3. Impact on Future Litigation
- Heightened Reliance on Puffery Doctrine – The decision underscores that courts in the Second Circuit will quickly label broad optimism—especially in technical industries—as puffery, streamlining dismissal at the pleading stage.
- Scienter Pleading Bar Remains High – Plaintiffs relying on confidential witnesses must tie those witnesses to identifiable reports, dates, and decision-makers, or risk dismissal.
- Technical Terminology Matters – By separating “grade” from “profitability,” the court signals that industry-specific jargon will be read according to its accepted technical meaning, not investor suppositions.
- Practical Safe-Harbor Blueprint – Companies can protect forward-looking statements by pairing them with industry-standard cautionary language and showing reliance on contemporaneous third-party estimates.
- Persuasive but Not Binding – As a Summary Order, the decision lacks formal precedential weight (Fed. R. App. P. 32.1; Local Rule 32.1.1), yet its careful application of established precedent will influence district courts and litigants within and beyond the Second Circuit.
Complex Concepts Simplified
- Puffery – A legal term for statements so vague, optimistic, or hyperbolic (“world-class,” “fantastic,” “best ever”) that investors cannot reasonably treat them as factual assertions.
- Scienter – The defendant’s wrongful state of mind. In securities fraud, it means intent to deceive or extreme recklessness.
- PSLRA Safe Harbor – Protects “forward-looking statements” (predictions, plans, objectives) if identified as such and accompanied by meaningful cautionary language.
- Reserves vs. Resources – “Reserves” are economically extractable minerals; “resources” include all identified minerals, whether currently economic or not.
- Strong Inference Standard – Plaintiffs must plead facts making fraudulent intent at least as plausible as any innocent explanation.
Conclusion
Gluck v. Hecla Mining Co. does not blaze new doctrinal trails, but it forcefully re-affirms three pillars of securities-fraud jurisprudence: the puffery defense, the stringent scienter pleading requirement, and the protection afforded to forward-looking statements under the PSLRA. For issuers, the decision offers a playbook: speak optimistically but vaguely about future prospects; rely on contemporaneous industry data; and surround projections with appropriate cautionary language.

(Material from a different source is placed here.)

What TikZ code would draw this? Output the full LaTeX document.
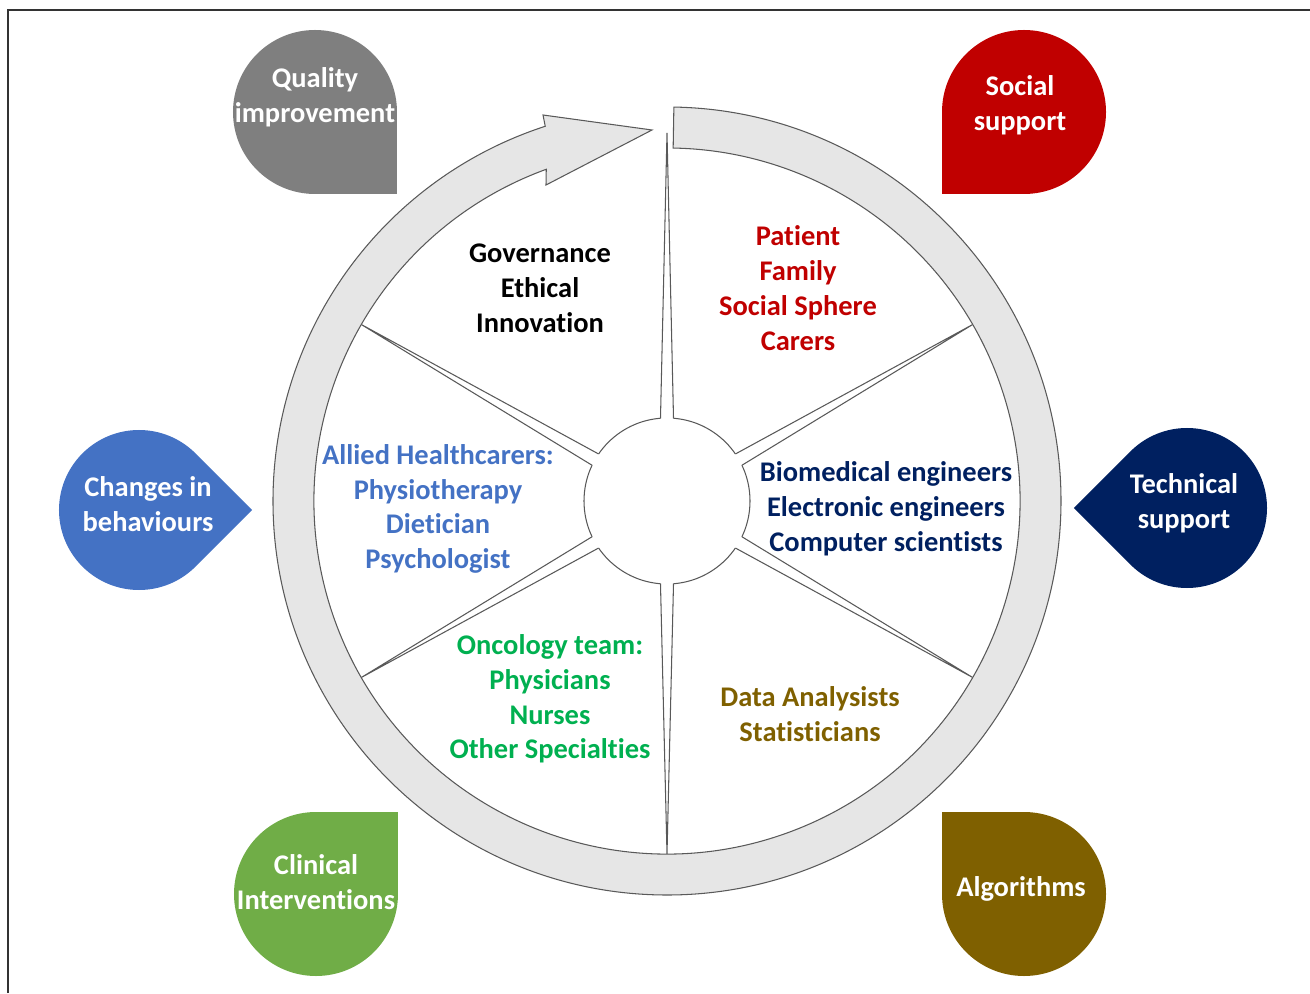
\documentclass[tikz,border=0pt]{standalone}
\usepackage{fontspec}
\setmainfont{Carlito}[Ligatures=CommonOff]
\usepackage{tikz}

\definecolor{qualgray}{HTML}{7F7F7F}
\definecolor{socialred}{HTML}{C00000}
\definecolor{behavblue}{HTML}{4472C4}
\definecolor{technavy}{HTML}{002060}
\definecolor{clingreen}{HTML}{70AD47}
\definecolor{algobrown}{HTML}{7F6000}
\definecolor{oncogreen}{HTML}{00B050}
\definecolor{ringgray}{HTML}{E6E6E6}

\begin{document}
\begin{tikzpicture}[x=0.02cm,y=0.02cm,
	wtext/.style={font=\fontsize{16.2}{19.8}\selectfont\bfseries,align=center,inner sep=0pt},
	dtext/.style={wtext,text=white},
	edge/.style={draw=black!65,line width=0.6pt}]
	\useasboundingbox (-667,-492) rectangle (643,501);
	% frame
	\draw[line width=1pt,black!80] (-659,-492) -- (-659,491) -- (643,491);

	% teardrops round the wheel
	\fill[qualgray] (-352,389) ++(82,0) arc[start angle=0,end angle=270,radius=82] -- ++(82,0) -- cycle;
	\fill[socialred] (357,389) ++(0,-82) arc[start angle=-90,end angle=180,radius=82] -- ++(0,-82) -- cycle;
	\fill[behavblue] (-528,-9) ++(45:80) arc[start angle=45,end angle=315,radius=80] -- ++(56.57,56.57) -- cycle;
	\fill[technavy] (520,-7) ++(225:80) arc[start angle=225,end angle=495,radius=80] -- ++(-56.57,-56.57) -- cycle;
	\fill[clingreen] (-351,-393) ++(0,82) arc[start angle=90,end angle=360,radius=82] -- ++(0,82) -- cycle;
	\fill[algobrown] (357,-393) ++(-82,0) arc[start angle=180,end angle=450,radius=82] -- ++(-82,0) -- cycle;

	\node[dtext] (quality) at (-352,404) {Quality\\improvement};
	\node[dtext] (social) at (353,396) {Social\\support};
	\node[dtext] (changes) at (-519,-3) {Changes in\\behaviours};
	\node[dtext] (technical) at (517,-2) {Technical\\support};
	\node[dtext] (clinical) at (-351,-381) {Clinical\\Interventions};
	\node[dtext] (algorithms) at (354,-388) {Algorithms};

	% hub and spokes
	\draw[edge] (0,0) circle[radius=83];
	\foreach \a/\r in {90/368,30/353,-30/353,-90/353,-150/353,150/353} {
		\fill[white] (\a+4.5:83) -- (\a:\r) -- (\a-4.5:83) -- (\a:70) -- cycle;
		\draw[edge] (\a+4.5:83) -- (\a:\r) -- (\a-4.5:83);
	}

	% ring with arrow head
	\filldraw[edge,fill=ringgray] (89:353) -- (89:394)
		arc[start angle=89,end angle=-252,radius=394]
		-- (-124,386) -- (-15,371) -- (-121,316) -- (-250:353)
		arc[start angle=-250,end angle=89,radius=353] -- cycle;

	% groups inside the wheel
	\node[wtext] (gov) at (-127,213) {Governance\\Ethical\\Innovation};
	\node[wtext,text=socialred] (patient) at (131,213) {Patient\\Family\\Social Sphere\\Carers};
	\node[wtext,text=behavblue] (allied) at (-229,-8) {Allied Healthcarers:\\Physiotherapy\\Dietician\\Psychologist};
	\node[wtext,text=technavy] (biomed) at (219,-8) {Biomedical engineers\\Electronic engineers\\Computer scientists};
	\node[wtext,text=oncogreen] (onco) at (-117,-198) {Oncology team:\\Physicians\\Nurses\\Other Specialties};
	\node[wtext,text=algobrown] (data) at (143,-213) {Data Analysists\\Statisticians};
\end{tikzpicture}
\end{document}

For plaintiffs, the message is equally clear: bring particularized, document-linked allegations tying executives to contrary facts or risk early dismissal. Though not precedential, the order’s thorough reasoning will likely echo in motions to dismiss throughout the Second Circuit and beyond, sharpening the divide between actionable fraud and permissible corporate optimism.